Lack of Prioritization
Just as lack of attention to detail in a conversation can lead to ineffective listening, so can focusing too much attention on the least important information. Listeners need to be able to pick up on social cues and prioritize the information they hear to identify the most important points within the context of the conversation.
Often, the information the audience needs to know is delivered along with less pertinent or irrelevant information. When listeners give equal weight to everything they hear, it makes it difficult to organize and retain the information they need. For instance, students who take notes in class must know which information to writing down within the context of an entire lecture. Writing down the lecture word for word is impossible as well as inefficient.
When listening to a speaker's message, it is common to sometimes overlook aspects of the conversation or make judgments before all of the information is presented. Listeners often engage in confirmation bias, which is the tendency to isolate aspects of a conversation to support one's own preexisting beliefs and values. This psychological process has a detrimental effect on listening for several reasons.
First, confirmation bias tends to cause listeners to enter the conversation before the speaker finishes her message and, thus, form opinions without first obtaining all pertinent information. Second, confirmation bias detracts from a listener's ability to make accurate critical assessments. For example, a listener may hear something at the beginning of a speech that arouses a specific emotion. Whether anger, frustration, or anything else, this emotion could have a profound impact on the listener's perception of the rest of the conversation.

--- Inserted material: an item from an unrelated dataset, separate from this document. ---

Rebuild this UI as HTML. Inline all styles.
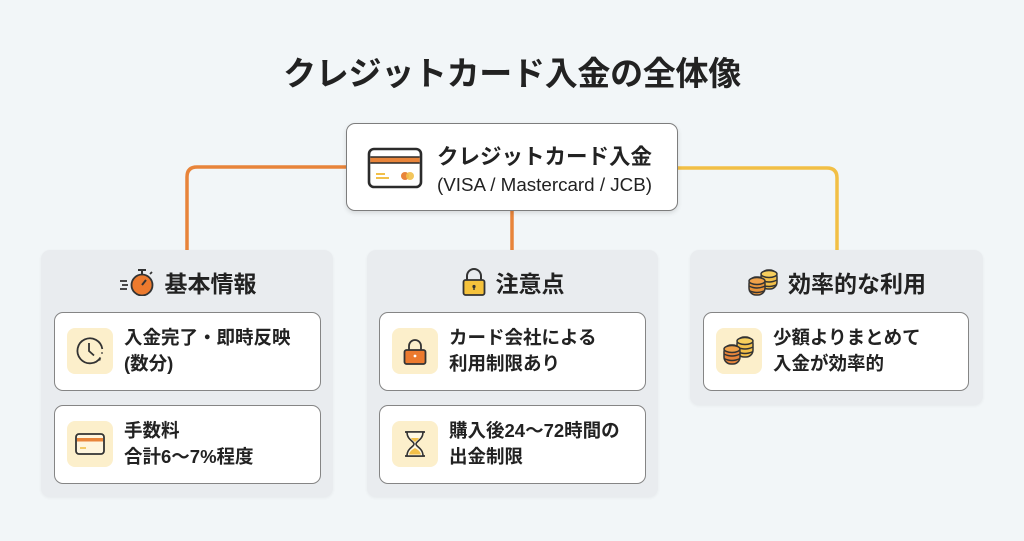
<!DOCTYPE html>
<html><head><meta charset="utf-8">
<style>
*{margin:0;padding:0;box-sizing:border-box}
body{width:1024px;height:541px;background:#f2f6f8;position:relative;overflow:hidden;font-family:"Liberation Sans","Noto Sans CJK JP",sans-serif;color:#222}
.title{position:absolute;left:0;width:1024px;top:47px;text-align:center;font-size:33px;font-weight:700;line-height:48px;letter-spacing:-0.3px;font-family:"Noto Sans CJK JP",sans-serif}
.root{position:absolute;left:346px;top:123px;width:332px;height:88px;background:#fff;border:1.5px solid #7d7d7d;border-radius:9px;box-shadow:0 2px 5px rgba(0,0,0,.12)}
.root .t1{position:absolute;left:90px;top:17px;font-size:21.5px;font-weight:700;line-height:30px;font-family:"Noto Sans CJK JP",sans-serif;white-space:nowrap}
.root .t2{position:absolute;left:90px;top:48px;font-size:18.8px;line-height:26px;white-space:nowrap;color:#222}
.panel{position:absolute;background:#e9ecef;border-radius:9px;box-shadow:0 1px 3px rgba(0,0,0,.05)}
.hdr{position:absolute;left:0;right:0;top:17px;height:30px;display:flex;justify-content:center;align-items:center;gap:9px;font-size:23px;font-weight:700;font-family:"Noto Sans CJK JP",sans-serif;line-height:30px}
.item{position:absolute;width:267px;height:79px;background:#fff;border:1.5px solid #858585;border-radius:9px}
.ico{position:absolute;left:12px;top:15px;width:46px;height:46px;background:#fcefcb;border-radius:8px}
.ico svg{position:absolute;left:0;top:0}
.txt{position:absolute;left:69px;top:0;height:76px;display:flex;align-items:center;font-size:18.5px;font-weight:700;line-height:26px;font-family:"Liberation Sans","Noto Sans CJK JP",sans-serif;white-space:nowrap}
</style></head><body>
<div class="title">クレジットカード入金の全体像</div>

<svg width="1024" height="541" style="position:absolute;left:0;top:0">
<path d="M346 167 H197 Q187 167 187 177 V251" fill="none" stroke="#e8843a" stroke-width="3.5"/>
<path d="M512 211 V251" fill="none" stroke="#e8843a" stroke-width="3.5"/>
<path d="M678 168 H827 Q837 168 837 178 V251" fill="none" stroke="#f2bf45" stroke-width="3.5"/>
</svg>

<div class="root">
 <svg width="56" height="42" style="position:absolute;left:20px;top:23px" viewBox="0 0 56 42">
  <rect x="2" y="2" width="52" height="38" rx="5" fill="#fff" stroke="#2b2b2b" stroke-width="2.6"/>
  <rect x="3.3" y="10" width="49.4" height="6" fill="#e8843a"/>
  <line x1="3.3" y1="10" x2="52.7" y2="10" stroke="#2b2b2b" stroke-width="1.5"/>
  <line x1="3.3" y1="16" x2="52.7" y2="16" stroke="#2b2b2b" stroke-width="1.5"/>
  <line x1="9" y1="27" x2="18" y2="27" stroke="#f2c04a" stroke-width="2"/>
  <line x1="9" y1="31" x2="22" y2="31" stroke="#f2c04a" stroke-width="2"/>
  <circle cx="38" cy="29" r="4" fill="#e8843a"/>
  <circle cx="43" cy="29" r="4" fill="#f2c04a" opacity=".9"/>
 </svg>
 <div class="t1">クレジットカード入金</div>
 <div class="t2">(VISA / Mastercard / JCB)</div>
</div>

<!-- Left panel -->
<div class="panel" style="left:41px;top:250px;width:292px;height:247px">
 <div class="hdr">
  <svg width="38" height="28" viewBox="0 0 38 28">
   <line x1="2" y1="13" x2="9" y2="13" stroke="#333" stroke-width="1.8"/>
   <line x1="4" y1="17" x2="10" y2="17" stroke="#333" stroke-width="1.8"/>
   <line x1="2" y1="21" x2="9" y2="21" stroke="#333" stroke-width="1.8"/>
   <line x1="24" y1="2" x2="24" y2="6" stroke="#333" stroke-width="2"/>
   <line x1="20" y1="2" x2="28" y2="2" stroke="#333" stroke-width="2"/>
   <line x1="32" y1="6" x2="34" y2="4" stroke="#333" stroke-width="1.8"/>
   <circle cx="24" cy="17" r="10.5" fill="#ec7a2e" stroke="#333" stroke-width="1.8"/>
   <line x1="24" y1="17" x2="28" y2="12" stroke="#333" stroke-width="2"/>
  </svg>
  <span>基本情報</span>
 </div>
 <div class="item" style="left:13px;top:62px">
  <div class="ico"><svg width="46" height="46" viewBox="0 0 46 46">
   <path d="M33.5 29.5 A12.5 12.5 0 1 1 35.3 21" fill="none" stroke="#333" stroke-width="1.8"/>
   <circle cx="35" cy="25" r=".9" fill="#333"/><circle cx="32.8" cy="31.8" r=".9" fill="#333"/>
   <path d="M22 15 V23 L27 27.5" fill="none" stroke="#333" stroke-width="1.8"/>
  </svg></div>
  <div class="txt">入金完了・即時反映<br>(数分)</div>
 </div>
 <div class="item" style="left:13px;top:155px">
  <div class="ico"><svg width="46" height="46" viewBox="0 0 46 46">
   <rect x="9" y="13" width="28" height="20" rx="3" fill="#fff5dd" stroke="#333" stroke-width="1.8"/>
   <rect x="10" y="17" width="26" height="3.5" fill="#e8843a"/>
   <line x1="13" y1="27" x2="19" y2="27" stroke="#f2c04a" stroke-width="1.6"/>
  </svg></div>
  <div class="txt">手数料<br>合計6～7%程度</div>
 </div>
</div>

<!-- Middle panel -->
<div class="panel" style="left:367px;top:250px;width:291px;height:247px">
 <div class="hdr">
  <svg width="26" height="30" viewBox="0 0 26 30">
   <path d="M6 13 V9 A7 7 0 0 1 20 9 V13" fill="none" stroke="#333" stroke-width="2"/>
   <rect x="2.5" y="13" width="21" height="15" rx="2" fill="#f5c23c" stroke="#333" stroke-width="1.8"/>
   <circle cx="13" cy="19.5" r="1.6" fill="#333"/><line x1="13" y1="20" x2="13" y2="23" stroke="#333" stroke-width="1.4"/>
  </svg>
  <span>注意点</span>
 </div>
 <div class="item" style="left:12px;top:62px">
  <div class="ico"><svg width="46" height="46" viewBox="0 0 46 46">
   <path d="M17 22 V18 A6 6 0 0 1 29 18 V22" fill="none" stroke="#333" stroke-width="1.8"/>
   <rect x="12.5" y="22" width="21" height="14" rx="2" fill="#ec7a2e" stroke="#333" stroke-width="1.8"/>
   <circle cx="23" cy="28" r="1.4" fill="#fff"/>
  </svg></div>
  <div class="txt">カード会社による<br>利用制限あり</div>
 </div>
 <div class="item" style="left:12px;top:155px">
  <div class="ico"><svg width="46" height="46" viewBox="0 0 46 46">
   <line x1="13" y1="11" x2="33" y2="11" stroke="#333" stroke-width="1.8"/>
   <line x1="13" y1="35" x2="33" y2="35" stroke="#333" stroke-width="1.8"/>
   <path d="M15 11 C15 19 22 20 22 23 C22 26 15 27 15 35 H31 C31 27 24 26 24 23 C24 20 31 19 31 11 Z" fill="#fff8e3" stroke="#333" stroke-width="1.6"/>
   <path d="M17 33.5 C18 29 22 28 23 27 C24 28 28 29 29 33.5 Z" fill="#f2c04a"/>
   <path d="M19 17 H27 C26 19 24 20 23 21 C22 20 20 19 19 17Z" fill="#f2c04a"/>
  </svg></div>
  <div class="txt">購入後24～72時間の<br>出金制限</div>
 </div>
</div>

<!-- Right panel -->
<div class="panel" style="left:690px;top:250px;width:293px;height:155px">
 <div class="hdr">
  <svg width="32" height="28" viewBox="0 0 32 28">
   <g stroke="#333" stroke-width="1.5">
    <rect x="14" y="2" width="16" height="19" rx="7" fill="#f2c04a"/>
    <ellipse cx="22" cy="6" rx="8" ry="3.5" fill="#f7cf5e"/>
    <path d="M14 12 Q22 16 30 12 M14 16.5 Q22 20.5 30 16.5" fill="none"/>
    <rect x="2" y="9" width="16" height="18" rx="7" fill="#e8943a"/>
    <ellipse cx="10" cy="13" rx="8" ry="3.5" fill="#f0a24a"/>
    <path d="M2 18 Q10 22 18 18 M2 22.5 Q10 26.5 18 22.5" fill="none"/>
   </g>
  </svg>
  <span>効率的な利用</span>
 </div>
 <div class="item" style="left:13px;top:62px;width:266px">
  <div class="ico"><svg width="46" height="46" viewBox="0 0 46 46">
   <g stroke="#333" stroke-width="1.5">
    <rect x="21" y="9" width="16" height="20" rx="7" fill="#f2c04a"/>
    <ellipse cx="29" cy="13" rx="8" ry="3.5" fill="#f7cf5e"/>
    <path d="M21 19 Q29 23 37 19 M21 23.5 Q29 27.5 37 23.5" fill="none"/>
    <rect x="8" y="17" width="16" height="19" rx="7" fill="#e8843a"/>
    <ellipse cx="16" cy="21" rx="8" ry="3.5" fill="#f0a24a"/>
    <path d="M8 26 Q16 30 24 26 M8 30.5 Q16 34.5 24 30.5" fill="none"/>
   </g>
  </svg></div>
  <div class="txt">少額よりまとめて<br>入金が効率的</div>
 </div>
</div>
</body></html>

Focusing on Style, Not Substance
The vividness effect explains how vivid or highly graphic an individual's perception of a situation. When observing an event in person, an observer is automatically drawn toward the sensational, vivid or memorable aspects of a conversation or speech.
In the case of listening, distracting or larger-than-life elements in a speech or presentation can deflect attention away from the most important information in the conversation or presentation. These distractions can also influence the listener's opinion. For example, if a Shakespearean professor delivered an entire lecture in an exaggerated Elizabethan accent, the class would likely not take the professor seriously, regardless of the actual academic merit of the lecture.
Cultural differences (including speakers' accents, vocabulary, and misunderstandings due to cultural assumptions) can also obstruct the listening process. The same biases apply to the speaker's physical appearance. To avoid this obstruction, listeners should be aware of these biases and focus on the substance, rather than the style of delivery, or the speaker's voice and appearance.